Since you're rich you buy a piece of land on Moorea (Windward Islands, French Polynesia).
You're very certain it is a nice property so you build a villa on that island and you live there.
Your villa has a pool, a tennis court, a big garage and even more nice stuff.
After some time you leave Moorea since you think it's getting really boring. A lot of sports but few people.
You sell your land and villa and decide to move somewhere else.
If you come back some time later you may encounter a lot of different things but you cannot be certain about even one of them.
- Your villa may be gone, replaced by a club hotel.
- Your villa may be still there.
- The island may be sunken.
- ...
Who knows?
Eventhough the villa may not longer belong to you, you might even be able to jump in the pool or play tennis again.
There may also be another villa next to it where you can swim in an even bigger pool with nobody distracting you.
You have no guarantee of what you're gong to discover if you come back again and that's the same with your vector which contains three pointers in the implementations I've looked at:
(The names may be different but the function is mostly the same.)
begin
points to the start of the allocated memory location (i.e. X)
end
which points to the end of the allocated memory +1 (i.e. begin+4)
last
which points to the last element in the container +1 (i.e. begin+4)

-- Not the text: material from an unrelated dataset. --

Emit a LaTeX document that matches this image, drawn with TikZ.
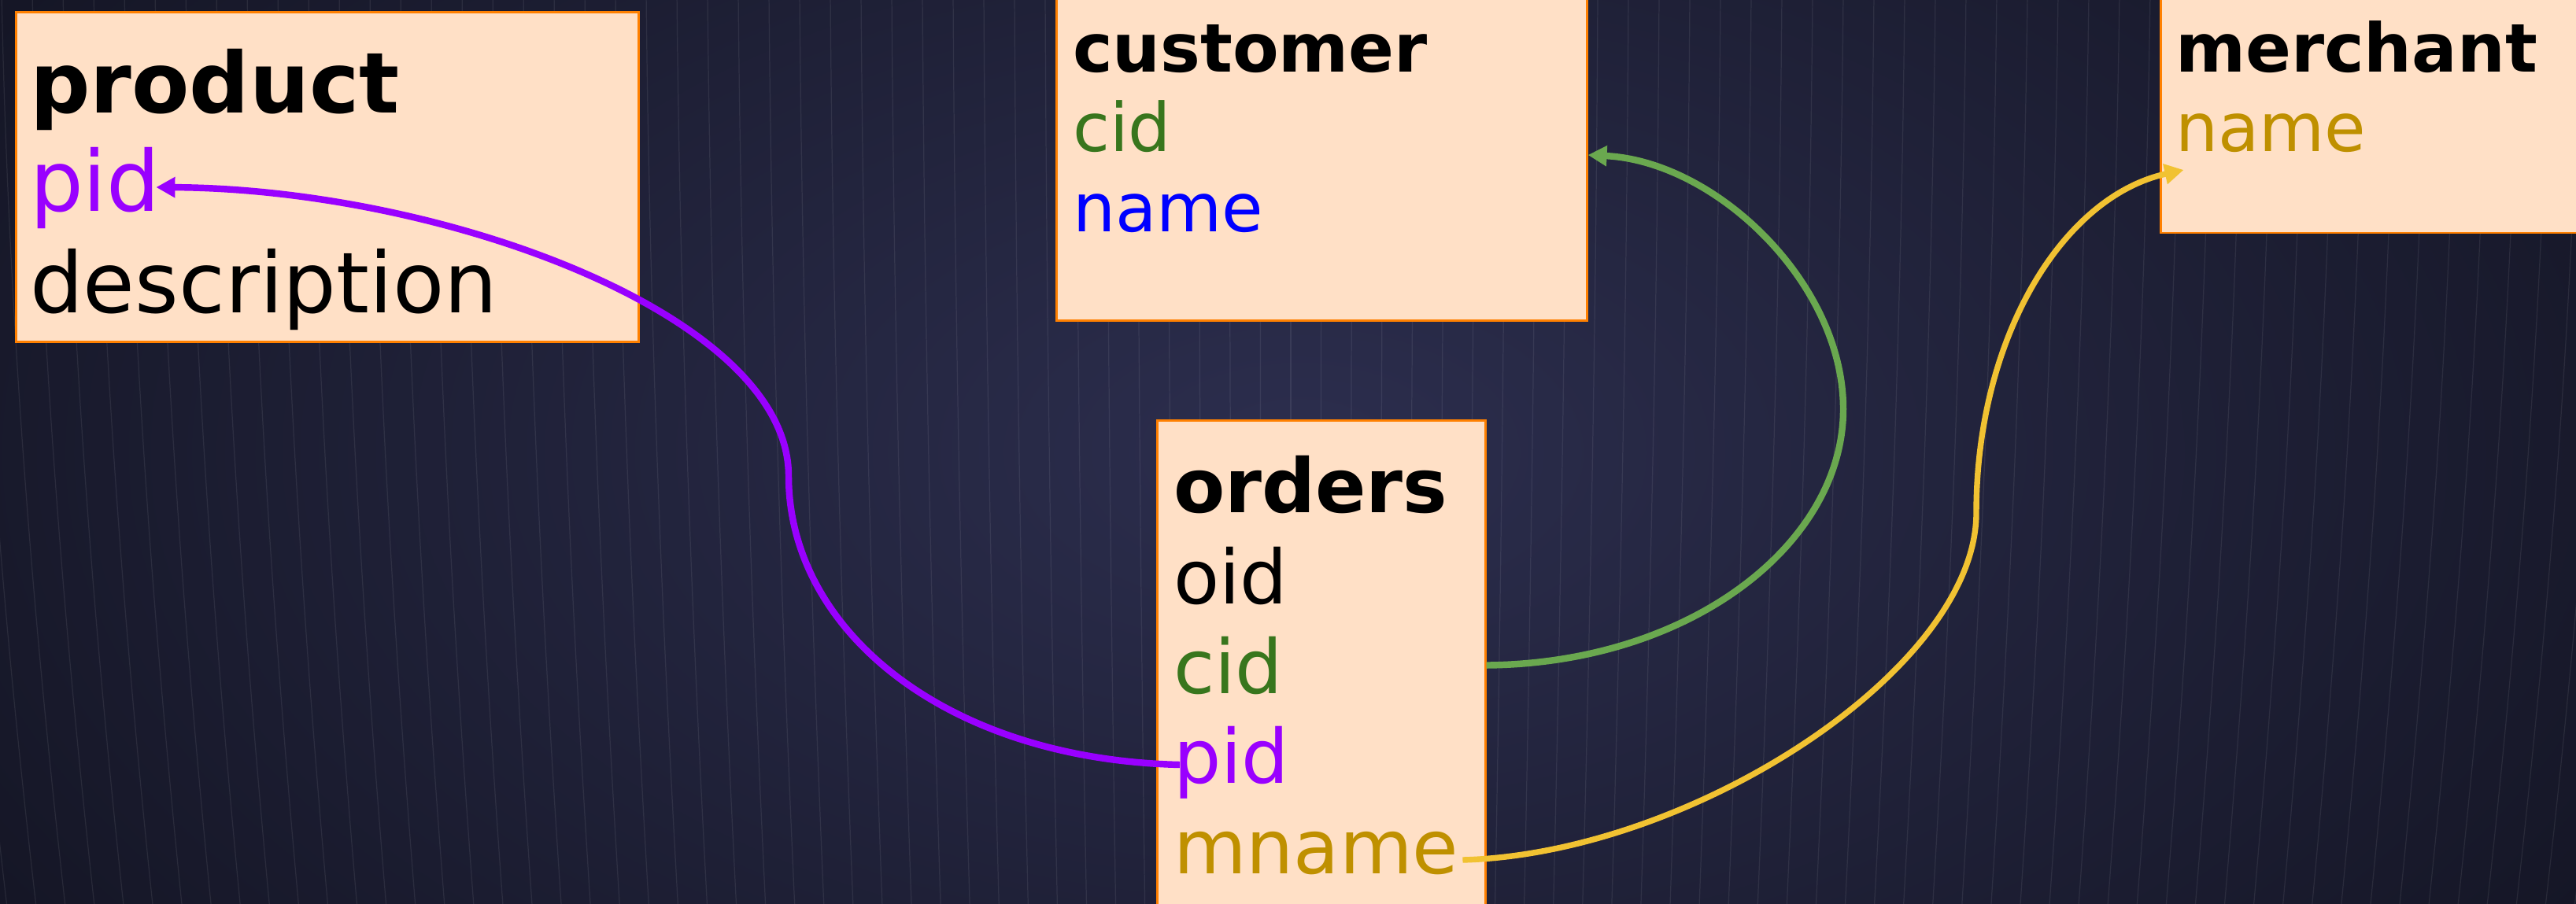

By calling clear the container may well destroy all elements and reset last = begin;
. The function size()
will most likely return last-begin;
and so you'll observe a container size of 0.
Nevertheless, begin
may still be valid and there may still be memory allocated (end
may still be begin+4
). You can even still observe values you set before clear().
std::vector<int> a(4);
a[2] = 12;
cout << "a cap " << a.capacity() << ", ptr is " << a.data() << ", val 2 is " << a[2] << endl;
a.clear();
cout << "a cap " << a.capacity() << ", ptr is " << a.data() << ", val 2 is " << a[2] << endl;
Prints:
a cap 4, ptr is 00746570, val 2 is 12
a cap 4, ptr is 00746570, val 2 is 12
Why don't you observe any errors? It is because std::vector<T>::operator[]
does not perform any out-of-boundary checks (in contrast to std::vector<T>::at()
which does).
Since C++ doesn't contain "segfaults" your program seems to operate properly.
Note: On MSVC 2012 operator[]
performs boundary checks if compiled in the debug mode.
Welcome to the land of undefined behaviour! Things may or may not happen. You probably can't even be cartain about a single circumstance.
You can take a risk and be bold enough to take a look into it but that is probably not the way to produce reliable code.